Sunday, 23 May 2021

Elaborating Image-Text Relations

Martin & Rose (2007: 323, 328):

In the horizontal triptych, image-text relations are both elaborating and enhancing. The image of the boy restates the words that begin Mandela’s story, I was not born with a hunger to be free . . . It was only when I began to learn that my boyhood freedom was an illusion ... that I began to hunger for it. The analogy with the text is signalled by the weak image-text boundary, with the photo intruding into the text. In contrast, the image of the inauguration is more strongly bounded from Mandela’s story, and Mandela himself is noticeably absent from the photo, replaced by the people of South Africa under the flag of their new nation. So this image is clearly marked off from the text as distinct new information.


Blogger Comments:

[1] As previously noted, the logico-semantic relations of elaboration and enhancement do not feature in Martin's model of logical discourse semantics, conjunction, because it is a rebranding of Halliday & Hasan's (1976) model of cohesive conjunction, which was written before they had formulated the most general categories of logical relations.

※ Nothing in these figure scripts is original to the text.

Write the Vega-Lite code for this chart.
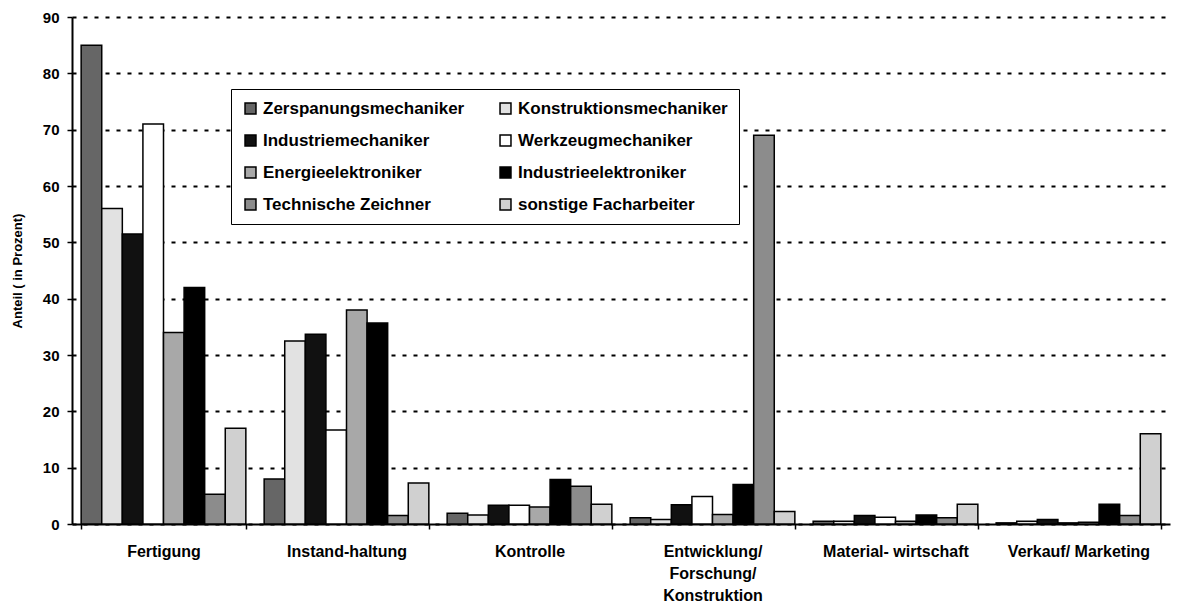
{
  "$schema": "https://vega.github.io/schema/vega-lite/v6.json",
  "width": 1098,
  "height": 507,
  "autosize": {"type": "none"},
  "padding": {"left": 72, "top": 17, "right": 9, "bottom": 83},
  "background": "white",
  "config": {
    "font": "Liberation Sans",
    "view": {"stroke": null},
    "axis": {"labelFont": "Liberation Sans", "titleFont": "Liberation Sans"}
  },
  "data": {
    "values": [
      {"bereich": "Fertigung", "beruf": "Zerspanungsmechaniker", "wert": 85},
      {"bereich": "Fertigung", "beruf": "Konstruktionsmechaniker", "wert": 56},
      {"bereich": "Fertigung", "beruf": "Industriemechaniker", "wert": 51.5},
      {"bereich": "Fertigung", "beruf": "Werkzeugmechaniker", "wert": 71},
      {"bereich": "Fertigung", "beruf": "Energieelektroniker", "wert": 34},
      {"bereich": "Fertigung", "beruf": "Industrieelektroniker", "wert": 42},
      {"bereich": "Fertigung", "beruf": "Technische Zeichner", "wert": 5.3},
      {"bereich": "Fertigung", "beruf": "sonstige Facharbeiter", "wert": 17},
      {"bereich": "Instand-haltung", "beruf": "Zerspanungsmechaniker", "wert": 8},
      {"bereich": "Instand-haltung", "beruf": "Konstruktionsmechaniker", "wert": 32.5},
      {"bereich": "Instand-haltung", "beruf": "Industriemechaniker", "wert": 33.7},
      {"bereich": "Instand-haltung", "beruf": "Werkzeugmechaniker", "wert": 16.7},
      {"bereich": "Instand-haltung", "beruf": "Energieelektroniker", "wert": 38},
      {"bereich": "Instand-haltung", "beruf": "Industrieelektroniker", "wert": 35.7},
      {"bereich": "Instand-haltung", "beruf": "Technische Zeichner", "wert": 1.5},
      {"bereich": "Instand-haltung", "beruf": "sonstige Facharbeiter", "wert": 7.3},
      {"bereich": "Kontrolle", "beruf": "Zerspanungsmechaniker", "wert": 1.9},
      {"bereich": "Kontrolle", "beruf": "Konstruktionsmechaniker", "wert": 1.6},
      {"bereich": "Kontrolle", "beruf": "Industriemechaniker", "wert": 3.35},
      {"bereich": "Kontrolle", "beruf": "Werkzeugmechaniker", "wert": 3.35},
      {"bereich": "Kontrolle", "beruf": "Energieelektroniker", "wert": 3.0},
      {"bereich": "Kontrolle", "beruf": "Industrieelektroniker", "wert": 7.9},
      {"bereich": "Kontrolle", "beruf": "Technische Zeichner", "wert": 6.7},
      {"bereich": "Kontrolle", "beruf": "sonstige Facharbeiter", "wert": 3.5},
      {"bereich": "Entwicklung/ Forschung/ Konstruktion", "beruf": "Zerspanungsmechaniker", "wert": 1.1},
      {"bereich": "Entwicklung/ Forschung/ Konstruktion", "beruf": "Konstruktionsmechaniker", "wert": 0.8},
      {"bereich": "Entwicklung/ Forschung/ Konstruktion", "beruf": "Industriemechaniker", "wert": 3.4},
      {"bereich": "Entwicklung/ Forschung/ Konstruktion", "beruf": "Werkzeugmechaniker", "wert": 4.9},
      {"bereich": "Entwicklung/ Forschung/ Konstruktion", "beruf": "Energieelektroniker", "wert": 1.7},
      {"bereich": "Entwicklung/ Forschung/ Konstruktion", "beruf": "Industrieelektroniker", "wert": 7.0},
      {"bereich": "Entwicklung/ Forschung/ Konstruktion", "beruf": "Technische Zeichner", "wert": 69},
      {"bereich": "Entwicklung/ Forschung/ Konstruktion", "beruf": "sonstige Facharbeiter", "wert": 2.2},
      {"bereich": "Material- wirtschaft", "beruf": "Zerspanungsmechaniker", "wert": 0.5},
      {"bereich": "Material- wirtschaft", "beruf": "Konstruktionsmechaniker", "wert": 0.5},
      {"bereich": "Material- wirtschaft", "beruf": "Industriemechaniker", "wert": 1.5},
      {"bereich": "Material- wirtschaft", "beruf": "Werkzeugmechaniker", "wert": 1.2},
      {"bereich": "Material- wirtschaft", "beruf": "Energieelektroniker", "wert": 0.5},
      {"bereich": "Material- wirtschaft", "beruf": "Industrieelektroniker", "wert": 1.6},
      {"bereich": "Material- wirtschaft", "beruf": "Technische Zeichner", "wert": 1.1},
      {"bereich": "Material- wirtschaft", "beruf": "sonstige Facharbeiter", "wert": 3.5},
      {"bereich": "Verkauf/ Marketing", "beruf": "Zerspanungsmechaniker", "wert": 0.2},
      {"bereich": "Verkauf/ Marketing", "beruf": "Konstruktionsmechaniker", "wert": 0.5},
      {"bereich": "Verkauf/ Marketing", "beruf": "Industriemechaniker", "wert": 0.8},
      {"bereich": "Verkauf/ Marketing", "beruf": "Werkzeugmechaniker", "wert": 0.2},
      {"bereich": "Verkauf/ Marketing", "beruf": "Energieelektroniker", "wert": 0.3},
      {"bereich": "Verkauf/ Marketing", "beruf": "Industrieelektroniker", "wert": 3.5},
      {"bereich": "Verkauf/ Marketing", "beruf": "Technische Zeichner", "wert": 1.5},
      {"bereich": "Verkauf/ Marketing", "beruf": "sonstige Facharbeiter", "wert": 16}
    ]
  },
  "mark": {"type": "bar", "stroke": "black", "strokeWidth": 1.5},
  "encoding": {
    "x": {
      "field": "bereich",
      "type": "nominal",
      "sort": null,
      "scale": {"paddingInner": 0.1, "paddingOuter": 0.05},
      "axis": {
        "title": null,
        "labelAngle": 0,
        "labelFontSize": 16,
        "labelFontWeight": "bold",
        "labelColor": "black",
        "labelPadding": 14,
        "labelLineHeight": 22,
        "tickBand": "extent",
        "tickColor": "black",
        "tickSize": 5,
        "tickWidth": 1.5,
        "domainColor": "black",
        "domainWidth": 2,
        "labelExpr": "datum.value == 'Entwicklung/ Forschung/ Konstruktion' ? ['Entwicklung/', 'Forschung/', 'Konstruktion'] : datum.value"
      }
    },
    "xOffset": {
      "field": "beruf",
      "type": "nominal",
      "sort": null,
      "scale": {"paddingInner": 0, "paddingOuter": 0}
    },
    "y": {
      "field": "wert",
      "type": "quantitative",
      "scale": {"domain": [0, 90]},
      "axis": {
        "title": "Anteil ( in Prozent)",
        "titleFontSize": 13,
        "titleFontWeight": "bold",
        "titleColor": "black",
        "titlePadding": 18,
        "values": [0, 10, 20, 30, 40, 50, 60, 70, 80, 90],
        "labelFontSize": 15,
        "labelFontWeight": "bold",
        "labelColor": "black",
        "labelPadding": 8,
        "tickColor": "black",
        "tickSize": 5,
        "tickWidth": 1.5,
        "domainColor": "black",
        "domainWidth": 2,
        "grid": true,
        "gridColor": "black",
        "gridWidth": 2.2,
        "gridDash": [4, 7]
      }
    },
    "fill": {
      "field": "beruf",
      "type": "nominal",
      "sort": null,
      "scale": {
        "domain": ["Zerspanungsmechaniker", "Konstruktionsmechaniker", "Industriemechaniker", "Werkzeugmechaniker", "Energieelektroniker", "Industrieelektroniker", "Technische Zeichner", "sonstige Facharbeiter"],
        "range": ["#666666", "#e2e2e2", "#111111", "#ffffff", "#a8a8a8", "#000000", "#8c8c8c", "#d0d0d0"]
      },
      "legend": {
        "title": null,
        "orient": "none",
        "legendX": 159,
        "legendY": 72,
        "columns": 2,
        "direction": "horizontal",
        "symbolType": "square",
        "symbolSize": 120,
        "symbolStrokeColor": "black",
        "symbolStrokeWidth": 1.5,
        "labelFontSize": 17,
        "labelFontWeight": "bold",
        "labelColor": "black",
        "labelFont": "Liberation Sans",
        "labelOffset": 4,
        "columnPadding": 32,
        "rowPadding": 14,
        "padding": 11,
        "strokeColor": "black",
        "fillColor": "white",
        "labelLimit": 300
      }
    }
  }
}
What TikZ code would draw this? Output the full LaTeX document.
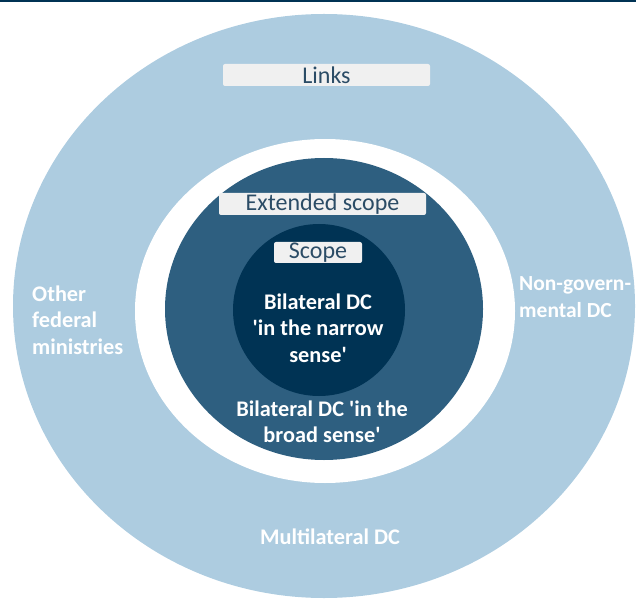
\documentclass[tikz,border=0pt]{standalone}
\usepackage{fontspec}
\setmainfont{Carlito}
\definecolor{outerblue}{HTML}{ADCCE0}
\definecolor{midblue}{HTML}{2E5F80}
\definecolor{navy}{HTML}{003354}
\definecolor{boxgray}{HTML}{F0F0F0}
\definecolor{boxtext}{HTML}{2B4C66}
\newcommand\sq{\textquotesingle}
\tikzset{
  lbl/.style={fill=boxgray, rounded corners=2pt, inner sep=0pt, text=boxtext,
    font=\fontsize{24}{26}\selectfont},
  wtxt/.style={text=white, inner sep=0pt, font=\bfseries\fontsize{22.3}{26.5}\selectfont}
}
\begin{document}
\begin{tikzpicture}[x=1pt,y=-1pt]
\useasboundingbox (0,0) rectangle (636,601);
\clip (0,0) rectangle (636,601);
\fill[outerblue] (324,306) ellipse [x radius=311pt, y radius=292pt];
\fill[white] (325,311) ellipse [x radius=190pt, y radius=172pt];
\fill[midblue] (324,309) ellipse [x radius=159pt, y radius=151pt];
\fill[navy] (319,310) circle (86pt);
\fill[navy] (0,0) rectangle (636,2);
\node[lbl, minimum width=207pt, minimum height=22pt] (links) at (326.5,75) {Links};
\node[lbl, minimum width=207pt, minimum height=22pt] (ext) at (322.5,204) {Extended scope};
\node[lbl, minimum width=88pt, minimum height=21pt] (scope) at (318,252.5) {Scope};
\node[wtxt, align=center] (narrow) at (318,328) {Bilateral DC\\\sq in the narrow\\sense\sq};
\node[wtxt, align=center] (broad) at (322,422) {Bilateral DC \sq in the\\broad sense\sq};
\node[wtxt, align=left, anchor=west] (other) at (32,320) {Other\\federal\\ministries};
\node[wtxt, align=left, anchor=west, font=\bfseries\fontsize{21.5}{26.5}\selectfont] (ngo) at (519,297) {Non-govern-\\mental DC};
\node[wtxt] (multi) at (330,537) {Multilateral DC};
\end{tikzpicture}
\end{document}
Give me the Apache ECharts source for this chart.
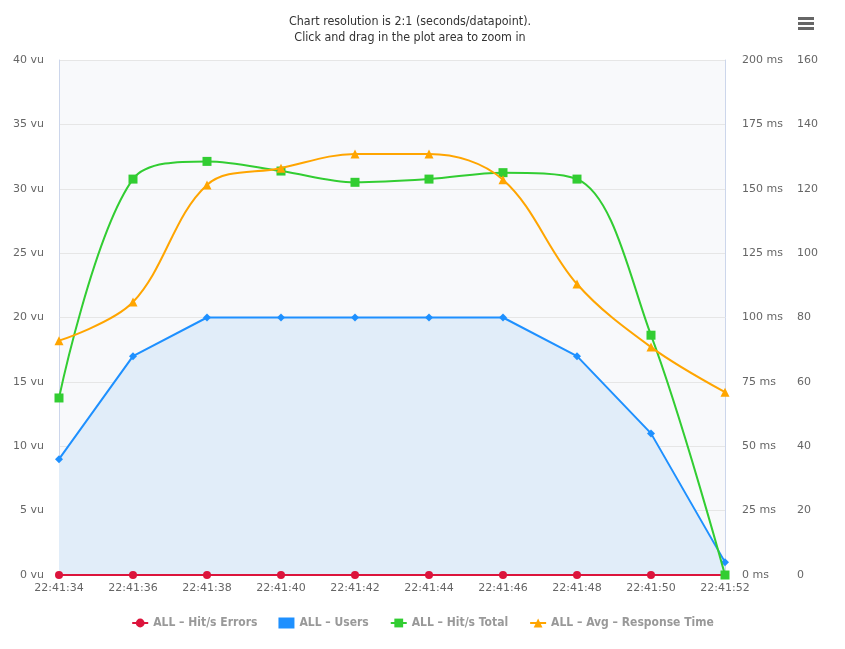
<!DOCTYPE html>
<html><head><meta charset="utf-8">
<script src="https://cdn.jsdelivr.net/npm/echarts@6/dist/echarts.min.js"></script>
<style>html,body{margin:0;padding:0;background:#fff}#c{width:845px;height:649px}</style>
</head><body><div id="c"></div>
<script>
const categories = ['22:41:34','22:41:36','22:41:38','22:41:40','22:41:42','22:41:44','22:41:46','22:41:48','22:41:50','22:41:52'];
const hitErrors = [0,0,0,0,0,0,0,0,0,0];
const users = [9,17,20,20,20,20,20,17,11,1];
const hitTotal = [55,123,128.5,125.5,122,123,125,123,74.5,0];
const avgResponse = [91,106,151.5,158,163.5,163.5,153.5,113,88.5,71];
const titleLines = ['Chart resolution is 2:1 (seconds/datapoint).', 'Click and drag in the plot area to zoom in'];

const FONT = 'DejaVu Sans, Verdana, sans-serif';
const COND = 'DejaVu Sans Condensed, DejaVu Sans, sans-serif';
const chart = echarts.init(document.getElementById('c'));
const lab = {color:'#666', fontSize:11, fontFamily:FONT};
chart.setOption({
  animation:false,
  backgroundColor:'#fff',
  graphic:[
    {type:'text', x:410, y:22, style:{text:titleLines[0], fill:'#333', font:'12.4px ' + COND, align:'center', verticalAlign:'middle'}},
    {type:'text', x:410, y:38, style:{text:titleLines[1], fill:'#333', font:'12.4px ' + COND, align:'center', verticalAlign:'middle'}},
    {type:'rect', shape:{x:798,y:17,width:16,height:3}, style:{fill:'#666'}},
    {type:'rect', shape:{x:798,y:22,width:16,height:3}, style:{fill:'#666'}},
    {type:'rect', shape:{x:798,y:27,width:16,height:3}, style:{fill:'#666'}}
  ],
  grid:{left:59, right:120, top:60, bottom:74, show:true, backgroundColor:'#f8f9fb', borderWidth:0},
  legend:{
    bottom:15, left:'center', itemWidth:16, itemHeight:11, itemGap:21,
    textStyle:{color:'#999', fontSize:12, fontWeight:'bold', fontFamily:COND},
    data:[
      {name:'ALL – Hit/s Errors'},
      {name:'ALL – Users', icon:'rect'},
      {name:'ALL – Hit/s Total'},
      {name:'ALL – Avg – Response Time'}
    ]
  },
  xAxis:{
    type:'category', data:categories, boundaryGap:false,
    axisLine:{lineStyle:{color:'#ccd6eb'}},
    axisTick:{show:false},
    axisLabel:Object.assign({margin:8, interval:0}, lab),
    splitLine:{show:false}
  },
  yAxis:[
    {type:'value', min:0, max:40, interval:5, position:'left',
     axisLabel:Object.assign({formatter:'{value} vu', margin:15}, lab),
     axisLine:{show:true, lineStyle:{color:'#ccd6eb'}}, axisTick:{show:false},
     splitLine:{lineStyle:{color:'#e6e6e6'}}},
    {type:'value', min:0, max:200, interval:25, position:'right',
     axisLabel:Object.assign({formatter:'{value} ms', margin:17}, lab),
     axisLine:{show:true, lineStyle:{color:'#ccd6eb'}}, axisTick:{show:false},
     splitLine:{show:false}},
    {type:'value', min:0, max:160, interval:20, position:'right', offset:56,
     axisLabel:Object.assign({margin:16}, lab),
     axisLine:{show:false}, axisTick:{show:false},
     splitLine:{show:false}}
  ],
  series:[
    {name:'ALL – Users', type:'line', yAxisIndex:0, data:users,
     symbol:'diamond', symbolSize:8, showAllSymbol:true,
     itemStyle:{color:'#1E90FF'}, lineStyle:{color:'#1E90FF', width:2},
     areaStyle:{color:'#e1edf9', opacity:1}, z:2},
    {name:'ALL – Hit/s Errors', type:'line', yAxisIndex:2, data:hitErrors,
     symbol:'circle', symbolSize:8, itemStyle:{color:'#DC143C'}, lineStyle:{color:'#DC143C', width:2}, z:3},
    {name:'ALL – Hit/s Total', type:'line', yAxisIndex:2, data:hitTotal, smooth:0.35,
     symbol:'rect', symbolSize:9, itemStyle:{color:'#32CD32'}, lineStyle:{color:'#32CD32', width:2}, z:4},
    {name:'ALL – Avg – Response Time', type:'line', yAxisIndex:1, data:avgResponse, smooth:0.35,
     symbol:'triangle', symbolSize:9, itemStyle:{color:'#FFA500'}, lineStyle:{color:'#FFA500', width:2}, z:5}
  ]
});
</script></body></html>
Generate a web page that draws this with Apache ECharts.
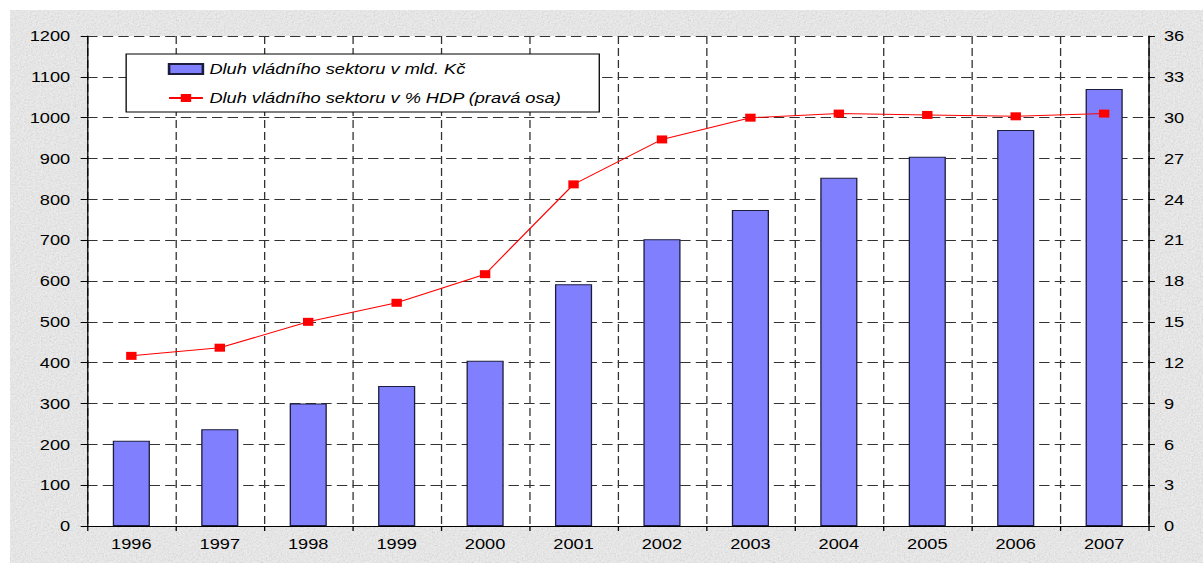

[2] To be clear, this is manifestly untrue. The image is a photograph of a boy at Mandela's inauguration as President. As such, it does not restate Mandela's words about himself. This can be demonstrated by presenting the photograph to someone and asking them what it "states".

[3] To be clear, this is a bare assertion, unsupported by argument as to why a "weak image-text boundary" should represent a relation of analogy, rather than anything else, or why a "strong image-text boundary" should not represent a relation of analogy. Moreover, it is not true that the image "intrudes" into the text, since there is no overlap of image with text. Instead, the text wraps around the image, each remaining distinct from each other.

[4] To be clear, this is bare assertion, unsupported by argument as why this image-text boundary is "more strongly bounded" than the other. On the contrary, both images are unframed, and both images are separate from the texts adjacent to them. This would suggest that the image-text boundaries are the same for both images.

[5] To be clear, Mandela is absent from both photographs. The boy depicted in the left-hand photograph is not Mandela, but a member of the crowd at Mandela's inauguration as President. Accordingly, Mandela has not been replaced in the right-hand photograph.

[6] To be clear, this conclusion is not validated by the propositions that precede it; see [4] and [5].